Yazar Zeynep Sati Yalçın’ın 2020 yılında Hece Dergisinde Unutma Sancısı kitabında yer alan Zıpır isimli öyküsü üzerinden insanın yalnızlığına, kimsesizliğine dair olacak anlatacaklarımız.
Öykünün kahramanı elli yaşında yalnız yaşayan bir kadın. Geçimini geceleri sahnenin perde önünde değil de arkasında söylediği şarkılar sayesinde sağlıyor. Bunun niçin böyle olduğunu ilk satırlarda anlama çabamız, öyküyü okudukça yavaş yavaş netlik kazanmaya başlıyor. Yazarın yönergesiyle bir zamanların meşhur sanatçısı Safiye Ayla geliyor hatırımıza.

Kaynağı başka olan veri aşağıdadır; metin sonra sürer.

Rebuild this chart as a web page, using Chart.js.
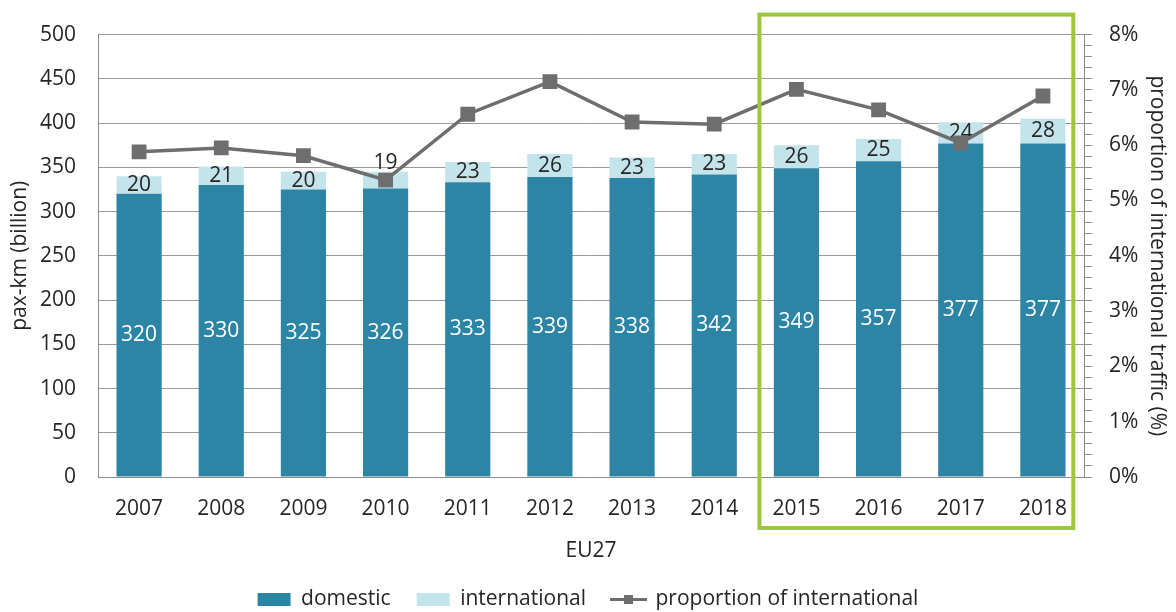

Kahramanımızın burnunun ucundaki yağmur damlasıyla olan diyalogları bize onunla ilgili ipuçları sunuyor. Olmak isteyip de olamadığı, uçarı kişiliğin ismiyle hitap ediyor ona, şeffaf küçük çeneli damlacık Zıpır.
Öyküyü okurken kahramanın gözlerini burnunun ucuna çevirdiğini ve orada konaklayan damlacıkla sohbet ettiğini düşünürken, çevresindeki insanların onun hakkında şaşı kadıncağız diyerek söylenmeleri bizi de onunla birlikte kurduğu bu hayali arkadaşlığın, bedenine ait bir kusuru kabullenemeyişinin çaresizliğini gösteriyor. Oysa okurken aralarındaki sohbet bizi de etkisine alıyor ve kahramanımızın yaşanmamış hayallerinin ardı sıra gideceğimizi düşündürüyor. İnsanın yalnızlığı, çaresizliği sevilmeye ve ilgiye muhtaçlığı, kusurlarıyla birlikte sevimli bir arkadaşa dönüşüyor.
Yardım ettiği yaralı gençle yaptığı sohbet, zihninde canlandırdığı hayallerini gerçekleştirmeye dair bir umut ışığı oluyor adeta. Belki o genç de bir hayaldi tıpkı yağmur damlası gibi. Yaptığı bestelerini hem güzel bir yüzü hem de harika bir sesi olan bu delikanlıya okutabilmenin düşü, onu kısa süreliğine de olsa avutuyor. Böylece hem kendisi anlamlı olacaktır hayatta hem de hem de gencin hayali gerçekleşecektir. Bu duygularla bağlanıyor yaralı gence. Onu doyurma ve iyileştirme çabasında oluşu annelik duygusunu ön plana çıkarmaktadır.
Öyküde insanların acımasızlığını, fiziksel özellikleri nedeniyle ötekileştirilmesini, alay ederek aslında karşısındakilerin üzerinde nasıl etkiler bırakabildiğini derinden hissedebiliyoruz.. Şayet ince düşünür ve empati yapabilirsek tabi.
Zıpır kelimesi tavırlarında şımarık ve delice hareket gösteren kişilere söylenmektedir. Biraz kızgınlık içerirken biraz da sevimlilik taşıyan sıfat olarak kullanılır. İnsanı rahatsız eden şeyler bir masumiyet taşıdığında sinirlenmemiz geçer, bu öyküde de alttan alta o masumluk hissediliyor. İlk olarak öykünün başında kahramanımızı ve damlacığı zıpır olarak görüyoruz. Öykünün bütününe baktığımızda kahramanın dışında yaralı gençte, diğer gençlerde, hatta köpeklerde bile bir zıpırlık var, zaten onlarda her fırsatta birbirlerine zıpır diyor.
Şimdi size bir şey itiraf etmek istiyorum. Aslında ben kahramanımızın son satırlara kadar şaşı olduğunu kabul etmek istemedim. İstedim ki o minik damlacıkla sohbetleri dostlukları hep sürsün. Onun bu koca dünyada yalnızlığına yoldaş olsun. Tamam o bir hayal, ama onu mutlu eden, kendi olabildiği yegâne anları yaşayabildiği ve sohbet edebildiği zamanlarının son bulmasını arzu etmedim.
Ve insan yine zalimliğini yaptı. Şaşılığını hakir görmeleri yetmezmiş gibi deli damgası da vurdular. Kaybettiği oğlundan sonra böyle oldu, diyerek yaşadığı acının onu bu hale getirdiğine inandırmışlardı kendilerini. Keşke bilselerdi, yaraya merhem olmanın kıymetini… Arkasından konuşmak alay etmek kolaydır, yanına varıp ağlanabilecek omuza sahip olabilmektir zor olan. Zıpırca olsa bile yalnızlığı giderecek bir dost arayışını okuduğumuz kahraman, gerçek bir insanı sunar bizlere.